O argumento segurança presidencial é que dá o suporte para o aumento do investimento no GSI. Este ano, a pasta comandada pelo ministro Augusto Heleno passou a ter gastos com uma nova preocupação: a implantação de um sistema de proteção das instalações presidenciais, como o Palácio do Planalto, onde Bolsonaro trabalha, e o Palácio da Alvorada, onde ele mora. O GSI contratou, nos primeiros dias de 2020, uma empresa de segurança eletrônica para fornecer “analisadores de vibração de aeronave”. São, basicamente, torres para detectar e proteger os palácios de drones. O contrato tem um custo de R$ 2,5 milhões.

As leis orçamentárias de 2016, 2017 e 2018 não preveem um sistema de proteção das instalações presidenciais. A novidade aparece no orçamento de 2019, elaborado no ano anterior, o último da gestão de Michel Temer. No ano passado, conforme os dados do Portal da Transparência, a Presidência chegou a empenhar o pagamento de R$ 3,6 milhões com essa finalidade, de uma previsão de pouco mais de R$ 9 milhões com o sistema. O dinheiro só começou a ser gasto, na forma de restos a pagar, este ano: R$ 1,1 milhão, segundo o portal.

O GLOBO perguntou ao GSI se, como órgão central de coordenação do Sistema Brasileiro de Inteligência, tinha conhecimento do que se passava na Seopi. “O GSI deixa de se manifestar por se tratar de tema que está sendo conduzido diretamente pelo Ministério da Justiça”, foi a resposta. O ministério disse que não se manifesta sobre gastos relacionados com atividades de inteligência e que os valores do Portal da Transparência não procedem, sem explicar qual seria o montante das despesas.

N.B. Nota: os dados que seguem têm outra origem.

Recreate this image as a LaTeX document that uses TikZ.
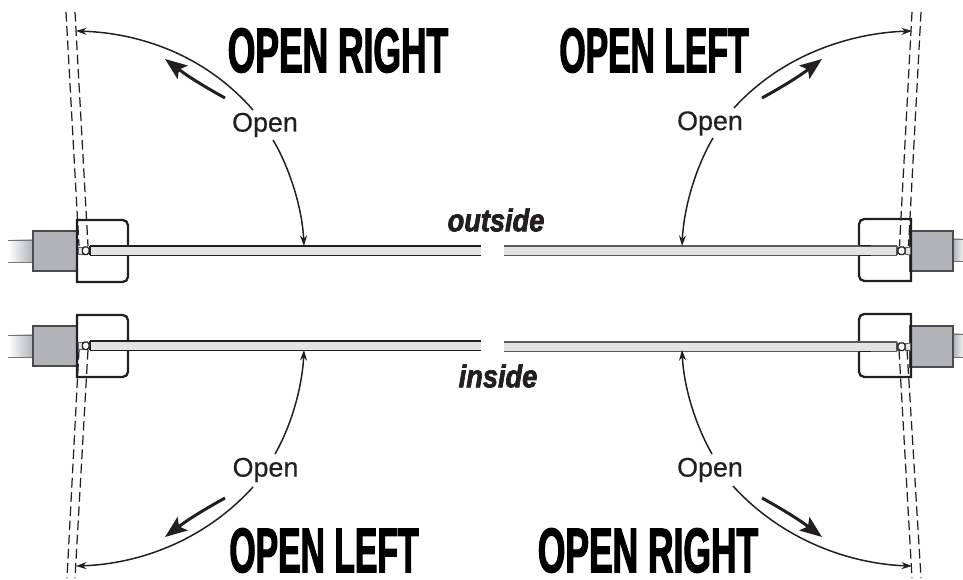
\documentclass[tikz,border=0pt]{standalone}
\usepackage{fontspec}
\setmainfont{Liberation Sans}
\newfontfamily\headfont[FakeStretch=0.56,FakeBold=1.7]{Liberation Sans Bold}
\newfontfamily\leftfont[FakeStretch=0.533,FakeBold=1.7]{Liberation Sans Bold}
\newfontfamily\sidefont[FakeStretch=0.86,FakeBold=2.2]{Liberation Sans Bold Italic}
\newfontfamily\openfont[FakeBold=0.4]{Liberation Sans}
\usetikzlibrary{arrows.meta}
\definecolor{inkdark}{HTML}{231F20}
\definecolor{blockgray}{HTML}{B1B3B6}
\definecolor{glassgray}{HTML}{E1E3E4}
\tikzset{
  headlabel/.style={inner sep=0pt,text=black,font=\headfont\fontsize{36}{36}\selectfont},
  leftlabel/.style={inner sep=0pt,text=black,font=\leftfont\fontsize{36}{36}\selectfont},
  sidelabel/.style={inner sep=0pt,text=inkdark,font=\sidefont\fontsize{18}{18}\selectfont},
  openlabel/.style={inner sep=0pt,text=inkdark,font=\openfont\fontsize{15.3}{16}\selectfont},
  swingline/.style={draw=inkdark,line width=0.85pt},
  swingtip/.style={swingline,-{Stealth[length=6pt,width=4pt]}},
  movearrow/.style={draw=inkdark,line width=1.7pt,-{Stealth[length=12.5pt,width=9.5pt,inset=2.5pt]}},
  limitline/.style={draw=inkdark,line width=0.7pt,dash pattern=on 5.5pt off 2.6pt},
  postbox/.style={draw=inkdark,line width=1.3pt},
  postblock/.style={draw=black!70,line width=0.8pt,fill=blockgray},
  glassbar/.style={fill=glassgray},
}
\begin{document}
\begin{tikzpicture}[x=0.02cm,y=-0.02cm]
\useasboundingbox (0,0) rectangle (963,580);
% left posts
\foreach \dy in {0,95} {
  \shade[left color=white,right color=blockgray] (8,240+\dy) rectangle (33,262+\dy);
  \draw[black!55,line width=0.5pt] (8,240+\dy) -- (33,240+\dy) (8,262+\dy) -- (33,262+\dy);
  \draw[postblock] (33,231+\dy) rectangle (77,271+\dy);
  \draw[postbox] (77,220+\dy) [rounded corners=3pt] -- (128,220+\dy) -- (128,282+\dy) [sharp corners] -- (77,282+\dy) -- cycle;
  \fill[glassbar] (90,246+\dy) rectangle (481,255.5+\dy);
  \draw[inkdark,line width=0.7pt] (90,246+\dy) -- (481,246+\dy) (90,255.5+\dy) -- (481,255.5+\dy) (90,246+\dy) -- (90,255.5+\dy);
  \fill[glassgray,draw=black!60,line width=0.4pt] (78,247+\dy) rectangle (83,254.5+\dy);
  \draw[inkdark,fill=white,line width=0.8pt,rounded corners=1pt] (82.5,247+\dy) rectangle (89,254.5+\dy);
}
\draw[inkdark,line width=1.1pt] (116,245.5) -- (128,245.5) (116,255.5) -- (128,255.5);
\draw[inkdark,line width=1.1pt] (116,350.5) -- (128,350.5);
% right posts
\foreach \dy/\dz in {0/0,96/95} {
  \shade[left color=blockgray,right color=white!80!blockgray] (953,239+\dz) rectangle (963,261+\dy);
  \draw[black!55,line width=0.5pt] (953,239+\dz) -- (963,239+\dz) (953,261+\dy) -- (963,261+\dy);
  \draw[postblock] (910,231+\dz) rectangle (953,271+\dy);
  \draw[postbox] (911,219+\dz) [rounded corners=3pt] -- (859,219+\dz) -- (859,281+\dy) [sharp corners] -- (911,281+\dy) -- cycle;
  \fill[glassbar] (504,246+\dy) rectangle (897,255.5+\dy);
  \draw[black!65,line width=0.8pt] (504,246+\dy) -- (897,246+\dy) (504,255.5+\dy) -- (897,255.5+\dy) (897,246+\dy) -- (897,255.5+\dy);
  \fill[glassgray,draw=black!60,line width=0.4pt] (905,247+\dy) rectangle (910,254.5+\dy);
  \draw[inkdark,fill=white,line width=0.8pt,rounded corners=1pt] (898,247+\dy) rectangle (905,254.5+\dy);
}
\draw[inkdark,line width=1.1pt] (859,245.5) -- (871,245.5) (859,255.5) -- (871,255.5);
\draw[inkdark,line width=1.1pt] (859,351.5) -- (871,351.5);
% door limits
\draw[limitline] (66,12) -- (79,246);
\draw[limitline] (75,12) -- (88,246);
\draw[limitline] (912,12) -- (899.5,246);
\draw[limitline] (921,12) -- (908.5,246);
\draw[limitline] (79,350) -- (67,578);
\draw[limitline] (88,350) -- (75,578);
\draw[limitline] (899,350) -- (912,578);
\draw[limitline] (907,350) -- (921,578);
% labels
\node[headlabel] (headTL) at (338,50.5) {OPEN RIGHT};
\node[leftlabel] (headTR) at (654,50.5) {OPEN LEFT};
\node[leftlabel] (headBL) at (324,550.5) {OPEN LEFT};
\node[headlabel] (headBR) at (648,550.5) {OPEN RIGHT};
\node[sidelabel] (outside) at (496,220) {outside};
\node[sidelabel] (inside) at (498,376) {inside};
\node[openlabel] (openTL) at (265,125) {Open};
\node[openlabel] (openTR) at (710,123.5) {Open};
\node[openlabel] (openBL) at (265.5,470) {Open};
\node[openlabel] (openBR) at (710,470) {Open};
% swing ends
\coordinate (limitTL) at (76,31);
\coordinate (limitTR) at (912,31);
\coordinate (limitBL) at (76,566);
\coordinate (limitBR) at (912,566);
\coordinate (barTL) at (304,246);
\coordinate (barTR) at (682,246);
\coordinate (barBL) at (304,350);
\coordinate (barBR) at (682,350);
\coordinate (upTL) at (253,110);
\coordinate (dnTL) at (273,140);
\coordinate (upTR) at (734,108);
\coordinate (dnTR) at (713,138);
\coordinate (upBL) at (275,454);
\coordinate (dnBL) at (253,487);
\coordinate (upBR) at (712,454);
\coordinate (dnBR) at (733,486);
% swings
\draw[swingtip] (upTL) .. controls (205,55) and (140,33) .. (limitTL);
\draw[swingtip] (dnTL) .. controls (288,165) and (302,205) .. (barTL);
\draw[swingtip] (upTR) .. controls (782,55) and (850,33) .. (limitTR);
\draw[swingtip] (dnTR) .. controls (697,165) and (684,205) .. (barTR);
\draw[swingtip] (dnBL) .. controls (205,540) and (140,564) .. (limitBL);
\draw[swingtip] (upBL) .. controls (290,428) and (302,390) .. (barBL);
\draw[swingtip] (dnBR) .. controls (782,540) and (850,564) .. (limitBR);
\draw[swingtip] (upBR) .. controls (697,428) and (684,390) .. (barBR);
% movement arrows
\coordinate (moveTLa) at (225,98);
\coordinate (moveTLb) at (165,59);
\coordinate (moveTRa) at (762,98);
\coordinate (moveTRb) at (822,59);
\coordinate (moveBLa) at (225,498);
\coordinate (moveBLb) at (165,537);
\coordinate (moveBRa) at (762,498);
\coordinate (moveBRb) at (822,537);
\draw[movearrow] (moveTLa) to[bend left=4] (moveTLb);
\draw[movearrow] (moveTRa) to[bend right=4] (moveTRb);
\draw[movearrow] (moveBLa) to[bend right=4] (moveBLb);
\draw[movearrow] (moveBRa) to[bend left=4] (moveBRb);
\end{tikzpicture}
\end{document}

Sobre a ampliação dos gastos com a segurança do presidente, o GSI disse que houve um aumento considerável do número de viagens feitas por Bolsonaro no Brasil e no exterior. “A partir de meados de 2016 e em 2017 e 2018, não tínhamos vice-presidente. O universo a ser apoiado pelo GSI teve aumento significativo”. O GSI também informou que a implantação de um sistema de proteção dos palácios ocorre desde 2016 e que não há “arestas” com o Instituto do Patrimônio Histórico e Artístico Nacional (Iphan), mas “acertos amigáveis” sobre a localização e a dimensão das torres.